You provide energy for your body to operate by eating food. Whether calories come from proteins, carbohydrates, fats or alcohol, they are converted into glucose and released into your bloodstream. The glucose you don't require for immediate energy needs is converted into fat and stored for later use. Some is converted into triglycerides and some into glycogen for temporary storage in muscles and in the liver. When your temporary stores are filled, your body converts the excess glucose into fat. Any food you eat, whether it is a protein, carbohydrate, fat or alcohol, contributes to your fat stores if you don't burn it in the operation of your body or through activity. In short, too much of any food makes belly fat.
Types of Fat
You have several different types of fat in your body. Abdominal or belly fat is stored in a sheet of fatty tissue called the omentum that hangs off your stomach and wraps across your abdomen. Subcutaneous fat is distributed all over your body under your skin. These fat stores are adaptive remnants of a time in our evolutionary history when we needed to store energy for times of food shortage -- like money in the bank for a rainy day. In wealthy, modern societies, we tend have an excess of food constantly available and we have become more sedentary, so we don't dip into these fat banks. We just get fatter.
These Genes Make Me Look Fat
Different people store their excess fat in different areas. Some pack the fat into the omentum, while others store it in subcutaneous fat in different parts of the body. Growing evidence suggests there are specific genes that cause fat to be stored in the belly or in other locations in the body, according to Dr. Barry Starr from the Standford School of Medicine. So, when you eat too much and your body converts food into fat, the most important factor that determines whether that fat goes to your belly or your behind is not the type of food it came from, but rather where your genes have determined extra fat should be deposited.
Junk Food and Drunks' Food
Though excess calories from any source find their way to your belly, certain foods are particularly egregious in their contempt for your profile.

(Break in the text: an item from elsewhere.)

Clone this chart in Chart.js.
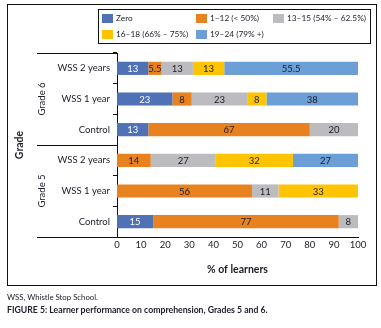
<!DOCTYPE html>
<html>
<head>
<meta charset="utf-8">
<script src="https://cdn.jsdelivr.net/npm/chart.js@4"></script>
<style>
  html, body { margin: 0; padding: 0; background: #fff; }
  #wrap { position: relative; width: 381px; height: 328px; }
  .note { position: absolute; left: 7px; font-family: Lato, sans-serif; color: #1c1c28; }
</style>
</head>
<body>
<div id="wrap">
  <canvas id="perfChart" width="381" height="328"></canvas>
  <div class="note" style="top:292px; font-size:7.8px;">WSS, Whistle Stop School.</div>
  <div class="note" style="top:304px; font-size:8.7px; font-weight:bold;">FIGURE 5: Learner performance on comprehension, Grades 5 and 6.</div>
</div>
<script>
// categories, top to bottom
const categories = ['WSS 2 years', 'WSS 1 year', 'Control', 'WSS 2 years', 'WSS 1 year', 'Control'];
const grades = ['Grade 6', 'Grade 5'];
const scoreBands = ['Zero', '1–12 (< 50%)', '13–15 (54% – 62.5%)', '16–18 (66% – 75%)', '19–24 (79% +)'];

// % of learners per score band
const zeroPct   = [13, 23, 13, 0, 0, 15];
const lowPct    = [5.5, 8, 67, 14, 56, 77];
const midPct    = [13, 23, 20, 27, 11, 8];
const highPct   = [13, 8, 0, 32, 33, 0];
const topPct    = [55.5, 38, 0, 27, 0, 0];

const xTicks = [0, 10, 20, 30, 40, 50, 60, 70, 80, 90, 100];

const bandColors = ['#4f71b5', '#e8821f', '#bcbcc0', '#ffc400', '#6c9fd6'];
const FONT = 'Lato, sans-serif';
const INK = '#1c1c28';

const seriesData = [zeroPct, lowPct, midPct, highPct, topPct];

// labels in the middle of each segment
const segmentLabels = {
    id: 'segmentLabels',
    afterDatasetsDraw(chart) {
        const ctx = chart.ctx;
        ctx.save();
        ctx.font = '9.5px ' + FONT;
        ctx.textAlign = 'center';
        ctx.textBaseline = 'middle';
        chart.data.datasets.forEach((ds, i) => {
            chart.getDatasetMeta(i).data.forEach((bar, j) => {
                const v = ds.data[j];
                if (!v) return;
                const cx = (bar.x + bar.base) / 2;
                ctx.fillStyle = i === 0 ? '#ffffff' : INK;
                ctx.fillText(String(v), cx, bar.y + 0.5);
            });
        });
        ctx.restore();
    }
};

// frame, legend box, grade brackets and titles
const decorations = {
    id: 'decorations',
    afterDraw(chart) {
        const ctx = chart.ctx;
        const y = chart.scales.y;
        const x = chart.scales.x;
        ctx.save();
        ctx.strokeStyle = '#111';
        ctx.lineWidth = 1;

        // outer frame
        ctx.strokeRect(7.5, 4.5, 369, 281);

        // legend box
        ctx.strokeRect(98.5, 9.5, 272, 34);
        ctx.font = '8.3px ' + FONT;
        ctx.textBaseline = 'middle';
        ctx.textAlign = 'left';
        const spots = [[102, 18], [196, 18], [273, 18], [102, 34], [196, 34]];
        chart.data.datasets.forEach((ds, i) => {
            const [lx, ly] = spots[i];
            ctx.fillStyle = ds.backgroundColor;
            ctx.fillRect(lx, ly - 4, 11, 9);
            ctx.fillStyle = INK;
            ctx.fillText(ds.label, lx + 14, ly + 0.5);
        });

        // group brackets on the category axis
        const half = (y.getPixelForValue(1) - y.getPixelForValue(0)) / 2;
        const top = y.getPixelForValue(0) - half;
        const mid = y.getPixelForValue(3) - half;
        const bot = y.getPixelForValue(5) + half;
        ctx.beginPath();
        [top, mid].forEach(py => {
            ctx.moveTo(37, Math.round(py) + 0.5);
            ctx.lineTo(x.left, Math.round(py) + 0.5);
        });
        ctx.moveTo(37, Math.round(bot) + 0.5);
        ctx.lineTo(x.right, Math.round(bot) + 0.5);
        ctx.stroke();

        // grade labels
        ctx.fillStyle = INK;
        ctx.textAlign = 'center';
        ctx.font = '9.5px ' + FONT;
        [[top, mid, grades[0]], [mid, bot, grades[1]]].forEach(([a, b, t]) => {
            ctx.save();
            ctx.translate(42, (a + b) / 2);
            ctx.rotate(-Math.PI / 2);
            ctx.fillText(t, 0, 0);
            ctx.restore();
        });
        ctx.save();
        ctx.font = 'bold 10.5px ' + FONT;
        ctx.translate(20, (top + bot) / 2);
        ctx.rotate(-Math.PI / 2);
        ctx.fillText('Grade', 0, 0);
        ctx.restore();

        ctx.restore();
    }
};

const perfChart = new Chart(document.getElementById('perfChart'), {
    type: 'bar',
    data: {
        labels: categories,
        datasets: scoreBands.map((name, i) => ({
            label: name,
            data: seriesData[i],
            backgroundColor: bandColors[i],
            borderWidth: 0,
            barPercentage: 0.43,
            categoryPercentage: 1
        }))
    },
    options: {
        indexAxis: 'y',
        responsive: false,
        animation: false,
        layout: { padding: { left: 0, right: 23, top: 53, bottom: 48 } },
        plugins: {
            legend: { display: false },
            tooltip: { enabled: false }
        },
        scales: {
            x: {
                stacked: true,
                min: 0,
                max: 100,
                afterBuildTicks: (scale) => { scale.ticks = xTicks.map(v => ({ value: v })); },
                afterFit: (scale) => { scale.height = 43; },
                grid: { display: false, drawTicks: false },
                border: { display: true, color: '#111', width: 1 },
                ticks: { font: { family: FONT, size: 9.5 }, color: INK, padding: 2, maxRotation: 0 },
                title: {
                    display: true,
                    text: '% of learners',
                    font: { family: FONT, size: 10.5, weight: 'bold' },
                    color: INK,
                    padding: { top: 11 }
                }
            },
            y: {
                stacked: true,
                afterFit: (scale) => { scale.width = 117; },
                grid: { display: true, drawOnChartArea: false, offset: true, tickLength: 4, color: '#111' },
                border: { display: true, color: '#111', width: 1 },
                ticks: { font: { family: FONT, size: 9.5 }, color: INK, padding: 3 }
            }
        }
    },
    plugins: [segmentLabels, decorations]
});
</script>
</body>
</html>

Foods that contribute to high triglycerides may tend to gravitate toward your belly, according to Real Age. Foods that contribute to high triglycerides include simple sugars and starches, including sweetened sodas, sugar, pastries, candy, processed white bread, crackers, sweetened cereals and processed foods that contain sweeteners, such as sucrose, fructose, corn syrup, honey, high-fructose corn syrup and glucose. Alcohol also elevates triglyceride levels.
Saturated and Trans Fats
Saturated and trans fats also may contribute disproportionately to the growth of your omentum -- you could say your "omentum momentum." Foods that make your belly bulge include fried foods, cream and creamy sauces, whole milk dairy products, salad dressings, cheese, butter, lard and fatty meats, including high-fat cuts of beef and pork, lunch meats, bacon, pepperoni, hot dogs and fatty hamburgers. Poultry meat is all right, but the skin is loaded with saturated fats. Potato chips and fast food also are high in saturated and trans fats.